Henry, who serves as publishing director at Alchemy, says that in the aftermath of the May 2020 murder of George Floyd, she and Brand started to pursue more concrete objectives for the discussions they’d been having.
“We realized that this thing we’d been talking about in vague terms, that perhaps this was the moment to try to talk to people inside Penguin Random House about the potential for a line of books that really takes a different look at the world,” she says.
The creation of the imprint was accompanied by the creation of a lecture series at York University, run by author, professor, and Canada Research Chair in Black Studies in the Humanities Christina Sharpe. As with the imprint, the Alchemy Lecture also began life as a seed in a conversation. Sharpe raised the idea at a dinner with Brand, Henry, and Knopf Canada publisher Martha Kanya-Forstner and the series grew from there.
The annual event gathers a group of speakers of different backgrounds and disciplines, each of whom prepares a talk and essay on the same subject.

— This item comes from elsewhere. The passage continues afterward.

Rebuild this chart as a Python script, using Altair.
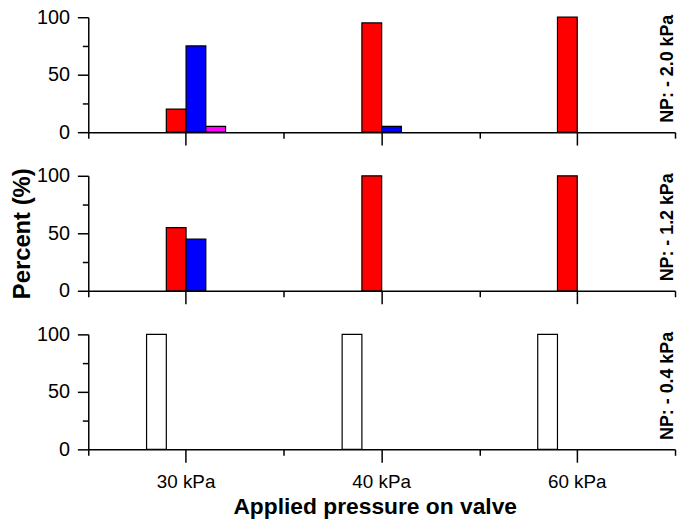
import altair as alt
import pandas as pd

FONT = "Liberation Sans"

categories = ["30 kPa", "40 kPa", "60 kPa"]
series = ["Series 1", "Series 2", "Series 3", "Series 4"]
series_colors = ["#FFFFFF", "#FF0000", "#0000FF", "#FF00FF"]
panel_labels = ["NP: - 2.0 kPa", "NP: - 1.2 kPa", "NP: - 0.4 kPa"]

# values per series, listed for 30 / 40 / 60 kPa
np20_series1 = [0, 0, 0]
np20_series2 = [20, 95, 100]
np20_series3 = [75, 5, 0]
np20_series4 = [5, 0, 0]

np12_series1 = [0, 0, 0]
np12_series2 = [55, 100, 100]
np12_series3 = [45, 0, 0]
np12_series4 = [0, 0, 0]

np04_series1 = [100, 100, 100]
np04_series2 = [0, 0, 0]
np04_series3 = [0, 0, 0]
np04_series4 = [0, 0, 0]

panel_values = [
    [np20_series1, np20_series2, np20_series3, np20_series4],
    [np12_series1, np12_series2, np12_series3, np12_series4],
    [np04_series1, np04_series2, np04_series3, np04_series4],
]

PW = 592
PH = 116


def make_panel(idx):
    rows = []
    for s, vals in zip(series, panel_values[idx]):
        for c, v in zip(categories, vals):
            if v > 0:
                rows.append({"category": c, "series": s, "value": v})
    d = pd.DataFrame(rows)
    bottom = idx == 2

    x_axis = alt.Axis(
        orient="bottom",
        labels=bottom,
        title="Applied pressure on valve" if bottom else None,
        tickSize=13,
        tickWidth=1.5,
        tickColor="black",
        domainColor="black",
        domainWidth=1.5,
        labelFont=FONT,
        labelFontSize=19,
        labelColor="black",
        labelPadding=10,
        labelAngle=0,
        titleFont=FONT,
        titleFontSize=23,
        titleFontWeight="bold",
        titleColor="black",
        titlePadding=5,
        titleX=289,
        grid=False,
    )
    y_axis = alt.Axis(
        values=[0, 25, 50, 75, 100],
        labelExpr="datum.value % 50 === 0 ? datum.label : ''",
        tickSize={"condition": {"test": "datum.value % 50 === 0", "value": 11}, "value": 6},
        tickWidth=1.5,
        tickColor="black",
        domainColor="black",
        domainWidth=1.5,
        labelFont=FONT,
        labelFontSize=20,
        labelColor="black",
        labelPadding=8,
        title="Percent (%)" if idx == 1 else None,
        titleFont=FONT,
        titleFontSize=24,
        titleFontWeight="bold",
        titleColor="black",
        titlePadding=2,
        grid=False,
    )

    bars = alt.Chart(d).mark_bar(stroke="black", strokeWidth=1.2).encode(
        x=alt.X(
            "category:N",
            sort=categories,
            scale=alt.Scale(domain=categories, paddingInner=0.596, paddingOuter=0.298),
            axis=x_axis,
        ),
        xOffset=alt.XOffset(
            "series:N", scale=alt.Scale(domain=series, paddingInner=0, paddingOuter=0)
        ),
        y=alt.Y("value:Q", scale=alt.Scale(domain=[0, 100], nice=False), axis=y_axis),
        color=alt.Color(
            "series:N", scale=alt.Scale(domain=series, range=series_colors), legend=None
        ),
    )

    minor = alt.Chart(pd.DataFrame({"category": categories})).mark_point(opacity=0).encode(
        x=alt.X(
            "category:N",
            sort=categories,
            scale=alt.Scale(domain=categories, paddingInner=0, paddingOuter=0),
            axis=alt.Axis(
                orient="bottom",
                tickBand="extent",
                labels=False,
                domain=False,
                tickSize=6,
                tickWidth=1.5,
                tickColor="black",
                title=None,
                grid=False,
            ),
        )
    )

    label = alt.Chart(pd.DataFrame({"label": [panel_labels[idx]]})).mark_text(
        angle=270,
        font=FONT,
        fontSize=18,
        fontWeight="bold",
        color="black",
        align="center",
        baseline="alphabetic",
    ).encode(text="label:N", x=alt.value(590), y=alt.value(52))

    return (
        alt.layer(bars, minor, label)
        .resolve_scale(x="independent")
        .resolve_axis(x="independent")
        .properties(width=PW, height=PH)
    )


chart = (
    alt.vconcat(make_panel(0), make_panel(1), make_panel(2), spacing=44, bounds="flush")
    .properties(padding={"left": 2, "top": -3, "right": 0, "bottom": 0})
    .configure_view(stroke=None)
)

chart.save("out.html", embed_options={"renderer": "svg", "actions": False})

“As Christina proposed in the first one, what if we put together an architect, a poet, a philosopher, and a cultural theorist … and we pointed them at a particular topic, what would happen? What would they bring together?”
Sharpe convenes the lectures, and Alchemy publishes the collection the following year. The first lecture, titled “Borders, Human Itineraries and All Our Relation,” took place at York in November 2022; the book of the same name will be released this month. This year’s lecture, “Five Manifestos for the Beautiful World,” features Cherokee professor and author Joseph M. Pierce, U.K.-based multimedia artist Phoebe Boswell, award-winning Mexican author Cristina Rivera Garza, American writer and academic Saidiya Hartman, and Brazilian film scholar Janaína Oliveira. It takes place November 2.
Brand has a number of titles in the stables: Alchemy has acquired a novel by poet Otoniya J. Okot Bitek titled We the Kindling, which is expected to publish next spring; translation rights to Brazilian writer Eliana Alves Cruz’s third novel, Solitaria, due out next fall; and Theory of Water, a nonfiction book by Leanne Betasamosake Simpson, which is expected to publish in spring 2025. Also on the horizon is The Lexicon: A Dictionary of Untranslatable Blackness, by Princeton professor Tina Campt and the Practising Refusal Collective. Henry says the imprint is looking at publishing four books a year, with one of them being the Alchemy Lecture title.
Brand says the search for works that fit Alchemy is “to run with constant curiosity,” at times even looking beyond writing and across artistic media, to find creators who are “doing some brilliant thinking through really radical visions.”
“All books, of course, imagine the world. But I’m hoping that Alchemy books reimagine it and start from what we know now, that those books always break orthodoxies of subject and of audience, and don’t lead you to the same deadly conclusions that have brought us to this world where we are now,” Brand says.